Tymoshenko was one of hundreds of spectators, including diplomats and dignitaries, at the concert on Thursday to watch the Kyiv Symphony Orchestra kick off its tour around Europe.

For the last two weeks, the musicians and their families have been staying in Warsaw. They have been rehearsing and preparing for their tour, while taking refuge from the ongoing conflict in their country.

With a special dispensation from the Ukrainian government to allow its male musicians to leave Ukraine instead of serving in the military, the orchestra will also perform in the Polish city of Lodz, several German cities, and possibly add more stops.

For these musicians, playing Ukrainian pieces by composers like Maksym Berezovsky and Borys Lyatoshynsky to foreign audiences marks a different kind of battle against Russia.

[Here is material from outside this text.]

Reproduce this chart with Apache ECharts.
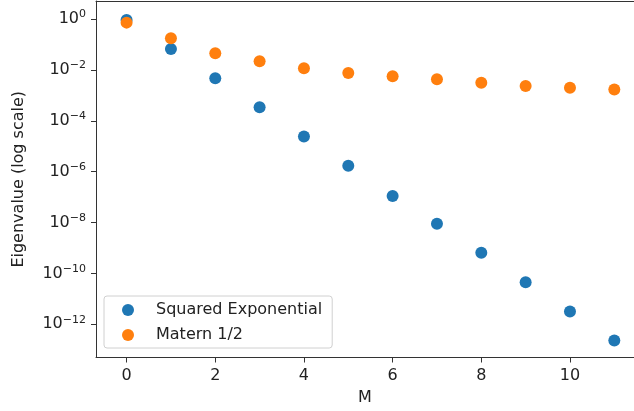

“We need to say to the world that we are Ukrainians, we have our own culture and we have our own history,” said violinist Oleksii Pshenychnikov, 22.

POLISH SUPPORT

On top of rehearsal space, the musicians and their families have received housing, food and psychological support from the Warsaw Philharmonic, the National Institute of Music and Dance and the Polish government.

Katarzyna Meissner, head of the National Institute of Music and Dance, said Polish solidarity with Ukraine was fuelled by a mutual understanding of needing to promote one’s culture.

“Ukrainian culture is so very rich and yet so very undiscovered. For Poland it’s sometimes quite similar, looking to the West,” she said.

Polish musicians working with the orchestra added that the concert, Poland’s support for their Ukrainian counterparts and the tour were all part of a larger political message.

“I think in the context of what (Russian President Vladimir) Putin says, that Ukrainians don’t deserve to be a nation, I think this is an artistic protest, a manifest that he is gravely mistaken,” Polish solo violinist Janusz Wawrowski said.

The orchestra’s PR director, Liza Sirenko, said she hoped this “cultural front” of the war will also help Ukraine get more weapons from its Western allies as the tour proceeds to Germany.

“Somehow, like a fairy tale, after our concert, (some German politicians) will decide to give us more military help,” Sirenko said.